Using the following list will help establish where your time currently goes and identify unproductive moments during your work day:

1. Carry a notebook! Record all your movements, thoughts, conversations and other activities during the week. Create data on how much you get done through a day/week and where your time is going. You'll quickly be able to map out how much time is realistically spent producing results and what percentage of your time is lost on unproductive tasks.

2. Activity or conversations important to the success of your company should have dedicated time assigned to it. To-do lists get longer and longer to the point where they don't represent a feasible way forward. Go old-school - appointment books work as part of your time management culture. Diarise appointments with yourself and create time silos for high-priority thinking - treat thinking as a task. Schedule when they will begin and end. Have the discipline to keep these appointments.

3. Plan to spend at least 50% of your available time ring-fenced for thoughts, activities and conversations that produce most of your results.

4. Schedule time for interruptions.
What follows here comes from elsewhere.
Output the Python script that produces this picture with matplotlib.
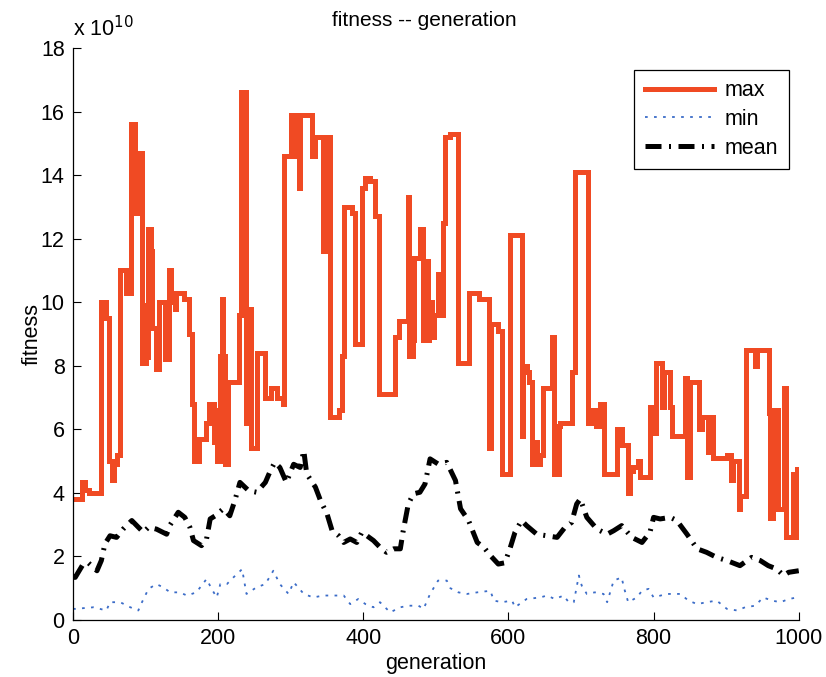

This is a little odd as a concept but if you plan time to be pulled away from what you're doing its less disruptive. Its then possible to tell someone who needs your input or involvement when your next interruption point is and you can leave your planned tasks at the right moment.

5. Failing to plan is planning to fail as the saying goes. Take the first 20-30 minutes each day to plan your day. Don't start the day until you have a complete break down of what will come when. The most important time needs to be protected and everything else can be sacrificed if necessary.
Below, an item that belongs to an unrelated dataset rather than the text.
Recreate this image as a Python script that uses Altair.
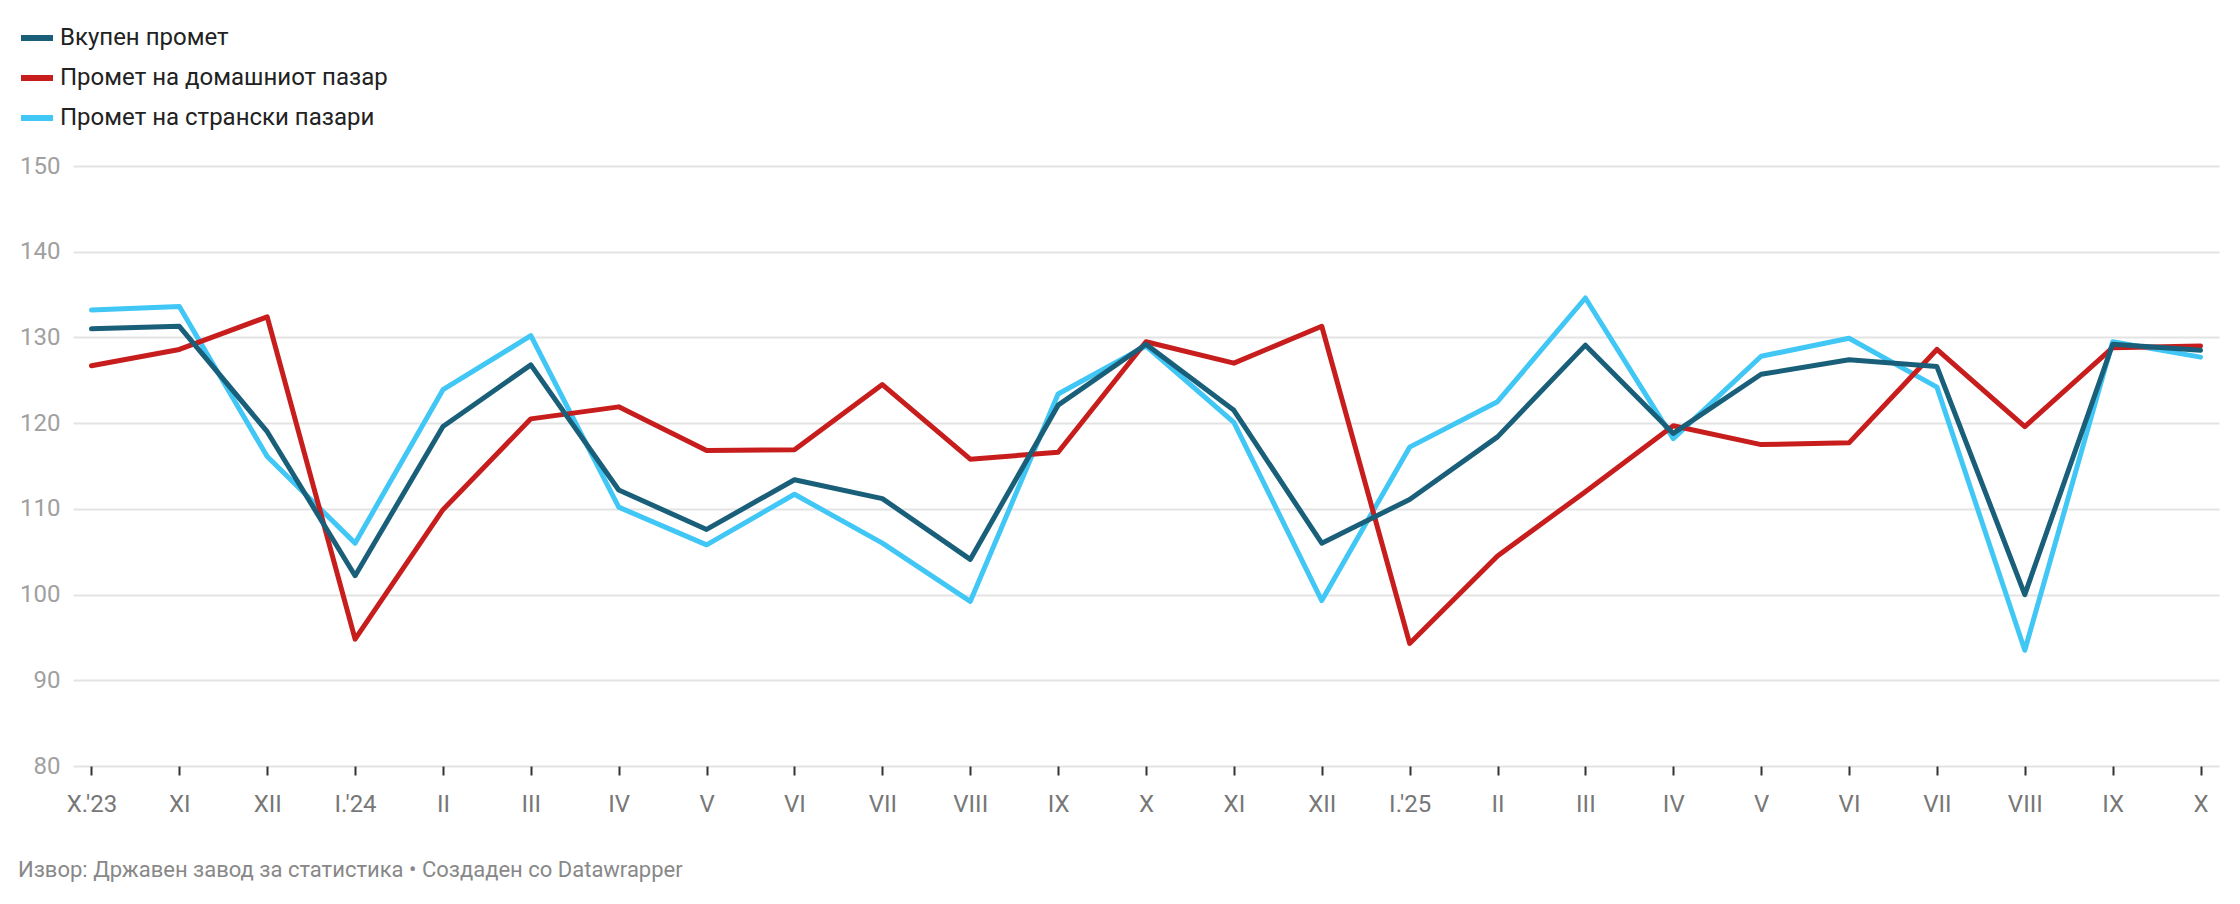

6. Take five minutes before every call and task to decide what result you want to attain. This will help you know what success looks like before you start. And it will also slow time down. Take five minutes after each call and activity to determine whether your desired result was achieved. If not, what was missing? How do you put what's missing in your next call or activity?

7. Put up a "Do not disturb" sign when you absolutely have to get work done. Make sure you do this both physically and digitally. I close the office door which creates a physical barrier to disruptions and then make sure that I have my Skype status set to Do Not Disturb etc. Digital distractions are probably more tempting than the physical type so go to the extremes of logging out of everything if that helps.

8. Practice not answering the phone just because it's ringing and e-mails just because they show up. Instantly giving people your attention tends to create the impression that you're always available. If it's absolutely crucial to your business to offer an immediate human response then this has to be part of your time plan. Where possible schedule a time to answer email and return phone calls. I just look at email twice a day as a planned part of my office hours.

9. If you have staff then think about the level of interaction you need to have with them during the day and make that part of the plan. A new member of staff might take up 80% of your time in the early stages whereas an experienced member of staff might take almost no time. Make sure you delegate correctly to allow senior members of staff to attend to the run-of-the-mill stuff day-to-day.

10. Remember to review the day at the end and see how your plan held up. If you're not managing to stick to it then there might be other options that allow you to get back on track. If you manage it one day and don't manage it the next then some minor tweaking is probably required. If you're managing to stick to it most days then its probably producing positive results. Either way the post mortem process of going back over the day to see what worked and what didn't is creating knowledge and insight that you can use the following day.